PHILIP GORSKI is Professor of Sociology and Religious Studies at Yale University and a Senior Fellow at the Lichtenberg Kolleg. He is a historical sociologist focusing on the interplay of religion and politics in early mod-ern and modern Western Europe and North America. He is currently completing a book entitled “American Babylon: Christianity and Democracy Before and After Trump.”
ÉLÉONORE LÉPINARD is a professor in Gender studies. She currently heads the Institute of Social Sciences at the University of Lausanne. Her research focuses on discrimination (intersectionality), feminist movements, gender quotas and feminist theory.

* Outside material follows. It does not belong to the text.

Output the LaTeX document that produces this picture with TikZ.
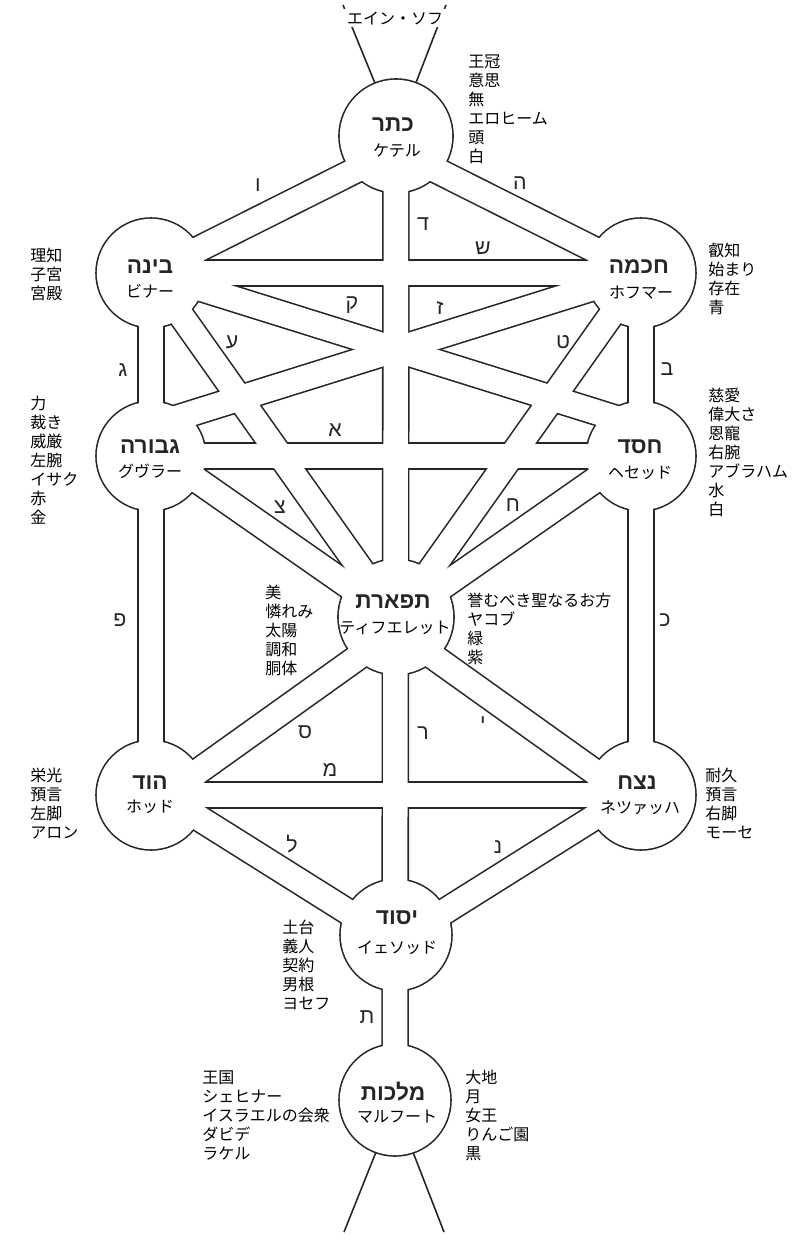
\documentclass[tikz,border=0pt]{standalone}
\usepackage{fontspec}
\newfontfamily\jp{Noto Sans CJK JP}
\newfontfamily\heb[Script=Hebrew]{Liberation Sans}
\TeXXeTstate=1
\begin{document}
\begin{tikzpicture}[x=0.75pt,y=-0.75pt,
  blk/.style={line width=20.7pt, draw=black!85, line cap=butt},
  wht/.style={line width=18.3pt, draw=white, line cap=butt},
  thin/.style={line width=1.2pt, draw=black!85},
  jtxt/.style={font=\jp\fontsize{12}{14.25}\selectfont, inner sep=0pt},
  jlist/.style={jtxt, anchor=north west, align=left},
  hname/.style={font=\heb\bfseries\fontsize{17}{17}\selectfont, inner sep=0pt, text=black!85},
  pl/.style={font=\heb\fontsize{16}{16}\selectfont, inner sep=0pt, text=black!85}]
\useasboundingbox (0,0) rectangle (795,1259);
\fill[white] (0,0) rectangle (795,1259);
% centres
\coordinate (K) at (396,136);
\coordinate (B) at (151,273);
\coordinate (C) at (641,273);
\coordinate (G) at (151,456);
\coordinate (H) at (641,456);
\coordinate (T) at (396,617);
\coordinate (O) at (151,795);
\coordinate (N) at (641,795);
\coordinate (Y) at (396,935);
\coordinate (M) at (395,1100);
% channel end points
\coordinate (Kb) at (396,150);
\coordinate (Gx) at (151,426);
\coordinate (Hx) at (641,426);
\coordinate (Gt) at (151,448);
\coordinate (Ht) at (641,448);
\coordinate (Tu) at (396,619);
\coordinate (Tl) at (396,630);
\coordinate (Oy) at (151,788);
\coordinate (Ny) at (641,788);
\coordinate (Ot) at (151,805);
\coordinate (Nt) at (641,805);
\coordinate (Yh) at (396,942);
% open ends
\coordinate (A1i) at (379,93);  \coordinate (A1o) at (343,5);
\coordinate (A2i) at (412,93);  \coordinate (A2o) at (446,5);
\coordinate (Z1i) at (378,1147); \coordinate (Z1o) at (344,1232);
\coordinate (Z2i) at (411,1147); \coordinate (Z2o) at (444,1232);
% black layer
\foreach \a/\b in {B/Kb,C/Kb,K/M,B/C,B/O,C/N,G/H,O/N,B/Hx,C/Gx,B/Tu,C/Tu,Gt/Tu,Ht/Tu,Tl/Ot,Tl/Nt,Oy/Yh,Ny/Yh}
  \draw[blk] (\a) -- (\b);
\draw[thin] (A1i) -- (A1o);
\draw[thin] (A2i) -- (A2o);
\draw[thin] (Z1i) -- (Z1o);
\draw[thin] (Z2i) -- (Z2o);
\foreach \c/\r in {K/57,B/55,C/55,G/55,H/55,T/58,O/55,N/55,Y/56,M/56}
  \fill[black!85] (\c) circle[radius=\r+0.8];
% white layer
\foreach \a/\b in {B/Kb,C/Kb,K/M,B/C,B/O,C/N,G/H,O/N,B/Hx,C/Gx,B/Tu,C/Tu,Gt/Tu,Ht/Tu,Tl/Ot,Tl/Nt,Oy/Yh,Ny/Yh}
  \draw[wht] (\a) -- (\b);
\foreach \c/\r in {K/57,B/55,C/55,G/55,H/55,T/58,O/55,N/55,Y/56,M/56}
  \fill[white] (\c) circle[radius=\r-0.8];
% Ain Soph
\node[jtxt, fill=white, inner sep=2pt] (ain) at (395,18) {エイン・ソフ};
% sephirot names
\node[hname] (hK) at (393,125) {\beginR כתר\endR};
\node[jtxt] (jK) at (397,151) {ケテル};
\node[hname] (hB) at (150,267) {\beginR בינה\endR};
\node[jtxt] (jB) at (150,291) {ビナー};
\node[hname] (hC) at (639,267) {\beginR חכמה\endR};
\node[jtxt] (jC) at (641,293) {ホフマー};
\node[hname] (hG) at (150,447) {\beginR גבורה\endR};
\node[jtxt] (jG) at (150,471) {グヴラー};
\node[hname] (hH) at (640,447) {\beginR חסד\endR};
\node[jtxt] (jH) at (640,473) {ヘセッド};
\node[hname] (hT) at (393,602) {\beginR תפארת\endR};
\node[jtxt] (jT) at (395,628) {ティフエレット};
\node[hname] (hO) at (150,783) {\beginR הוד\endR};
\node[jtxt] (jO) at (150,807) {ホッド};
\node[hname] (hN) at (637,783) {\beginR נצח\endR};
\node[jtxt] (jN) at (640,808) {ネツァッハ};
\node[hname] (hY) at (397,918) {\beginR יסוד\endR};
\node[jtxt] (jY) at (397,948) {イェソッド};
\node[hname] (hM) at (393,1092) {\beginR מלכות\endR};
\node[jtxt] (jM) at (397,1117) {マルフート};
% attribute lists
\node[jlist] (lK) at (468,55) {王冠\\意思\\無\\エロヒーム\\頭\\白};
\node[jlist] (lB) at (30,248) {理知\\子宮\\宮殿};
\node[jlist] (lC) at (708,243) {叡知\\始まり\\存在\\青};
\node[jlist] (lG) at (30,396) {力\\裁き\\威厳\\左腕\\イサク\\赤\\金};
\node[jlist] (lH) at (708,388) {慈愛\\偉大さ\\恩寵\\右腕\\アブラハム\\水\\白};
\node[jlist] (lT1) at (265,585) {美\\憐れみ\\太陽\\調和\\胴体};
\node[jlist] (lT2) at (467,593) {誉むべき聖なるお方\\ヤコブ\\緑\\紫};
\node[jlist] (lO) at (30,768) {栄光\\預言\\左脚\\アロン};
\node[jlist] (lN) at (705,768) {耐久\\預言\\右脚\\モーセ};
\node[jlist] (lY) at (282,920) {土台\\義人\\契約\\男根\\ヨセフ};
\node[jlist] (lM1) at (202,1070) {王国\\シェヒナー\\イスラエルの会衆\\ダビデ\\ラケル};
\node[jlist] (lM2) at (465,1070) {大地\\月\\女王\\りんご園\\黒};
% path letters
\node[pl] (p1) at (258,185) {ו};
\node[pl] (p2) at (520,183) {ה};
\node[pl] (p3) at (423,224) {ד};
\node[pl] (p4) at (483,248) {ש};
\node[pl] (p5) at (352,305) {ק};
\node[pl] (p6) at (440,308) {ז};
\node[pl] (p7) at (232,342) {ע};
\node[pl] (p8) at (563,342) {ט};
\node[pl] (p9) at (123,370) {ג};
\node[pl] (p10) at (667,369) {ב};
\node[pl] (p11) at (335,430) {א};
\node[pl] (p12) at (280,507) {צ};
\node[pl] (p13) at (513,505) {ח};
\node[pl] (p14) at (120,620) {פ};
\node[pl] (p15) at (665,620) {כ};
\node[pl] (p16) at (305,732) {ס};
\node[pl] (p17) at (330,770) {מ};
\node[pl] (p18) at (423,733) {ר};
\node[pl] (p19) at (483,723) {י};
\node[pl] (p20) at (292,844) {ל};
\node[pl] (p21) at (498,847) {נ};
\node[pl] (p22) at (367,1017) {ת};
\end{tikzpicture}
\end{document}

Rainer Bauböck is a political theorist who also engages with comparative political science. Since the 1990s, his main research theme has been citizenship, understood as a legal status and bundle of rights. He has been coordinating comparative research on citizenship laws and voting rights and is a co-director of GLOBALCIT, an open access research platform and database on these topics. From 2007 to 2018 he had a chair in social and political theory at the Department of Political and Social Sciences of the European University Institute in Florence. He still has a part-time affiliation with the EUI’s Robert Schuman Centre for Advanced Studies, which hosts GLOBALCIT. Before 2007 he was based at the Austrian Academy of Sciences, where he now chairs a Commission on Migration and Integration Research.
ANDREAS RECKWITZ is professor of comparative cultural sociology at the European University Viadrina in Frankfurt/Oder. He was awarded the Leibniz price for 2019 as one of the leading and most original analysts of contemporary society. His most recent book “Die Gesellschaft der Singularitäten” has attracted both scholarly and wider public attention. It contributes an interpretation of the new diversities shaping current societies.
HIROSHI MOTOMURA is the Susan Westerberg Prager Distinguished Professor of Law at the School of Law at the University of California, Los Angeles (UCLA). A leading scholar and teacher of immigration and citizenship, he is the author of many influential articles and two award-winning books: Americans in Waiting (Oxford 2006) and Immigration Outside the Law (Oxford 2014), and a co-author of two casebooks widely used in U.S. law school courses: Immigration and Citizenship: Process and Policy (8th ed. West 2016), and Forced Migration: Law and Policy (2d ed. West 2013). He is Vice Chair of the Board of Directors of the National Immigration Law Center, founding director of the Rocky Mountain Immigrant Advocacy Network (RMIAN), and a former member of the American Bar Association Commission on Immigration. He is now at work on a new book, The New Migration Law, with the
support of a 2018 Guggenheim Fellowship.